My Perception Transformed
Not too long ago we had another international student finishing her undergraduate degree who wanted to continue her education and complete her master’s degree at what is now Walla Walla University.
We faced three problems with her. She had no money. She was not eligible for U.S. aid. And, frankly, she drove me bats. I really like people, and I really like working with our students, but I confess, I found it difficult to like this girl.
One day after another meeting with her, I went home and talked to God about the situation. I told Him that if He wanted her to get her degree here, He would have to change my heart. I asked Him to help me think of her at the same time each day. I reminded Him that I didn’t have time to make a lot of contacts and raise all the funds this girl would need, so He’d have to provide the resources with just one phone call from me.
Guess what happened. I started liking this young woman and began looking forward to her coming into the office. For several months, she was on my mind every morning at 7:15. And I made a phone call—one call—asking a friend to sponsor this student. My friend’s response was, “If you think this is a really important investment, we’ll send the money.” I said I did—and I meant it from my heart.
They sent the money, but what amazes me most about this story isn’t how God provided financial resources, but how He could take this sinful heart of mine and show me how to love that precious girl of His.
Just What We Need, Just in Time
Winter quarter financial clearances are the most difficult. Summer savings are usually depleted, and taxes are around the corner for parents. As I crawled into bed at the end of a long day, I was thinking about the seven files I’d left on the corner of my desk—and of those seven students who had not yet received financial clearance. Each kid was working, getting reasonably good grades, and the families had done their part. There just weren’t enough resources.
I couldn’t sleep. So I prayed all night about those seven files. Finally, at about four in the morning, I decided to get up and go to work.

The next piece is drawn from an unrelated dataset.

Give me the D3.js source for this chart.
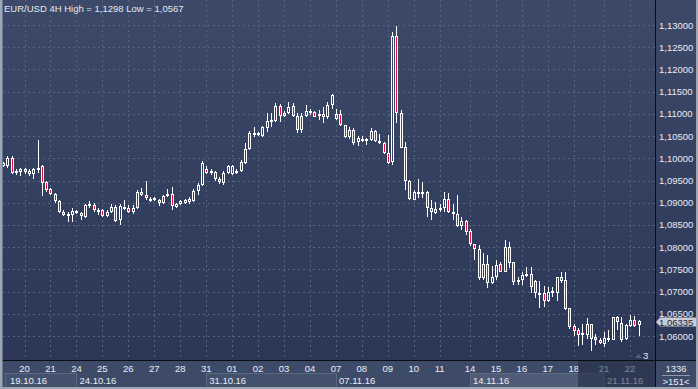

When I arrived at the office, my private phone line rang, and the person on the other end said, “Cassie, my wife and I were going to make a major purchase yesterday, but as I was getting ready to pay for it, I told my wife, ‘I don’t feel good about this. I think someone like Cassie may need some help.’ I just wanted to tell you I put a check in the mail.”
That check was exactly the amount needed to keep those seven students in school.
Our Part in His Providence
Not every story that comes out of our office is a miracle story. We all hear about students who say Adventist education is prohibitively expensive. Without a doubt, Christian education is an investment that requires sacrifice on the part of most families. But what I’ve seen and experienced convinces me that if a student works and earns decent grades and the family contributes its portion, God provides the rest.
If getting our students here is that important to God, Seventh-day Adventist higher education must be tremendously significant to Him. That makes me proud to work here. The challenges are great; that keeps me dependent on Him. The rewards are unparalleled; that makes me grateful.
The God of the universe takes a personal interest in what happens on this campus. He knows the story of that difficult student sitting across from me. He gives me a front row seat to the show of His limitless power in action. He allows me to represent Him despite how well He knows my failings and my flaws. He lets me play a part in fulfilling His plans for the students and families He brings to Walla Walla University. He holds us—that student, those parents, and every one of us—in the safety of His hands and the center of His heart. It simply astounds me.
In 32 years of working in Student Financial Services and in a lifetime of testing and trusting His providence, He’s never failed. And that’s the way it is.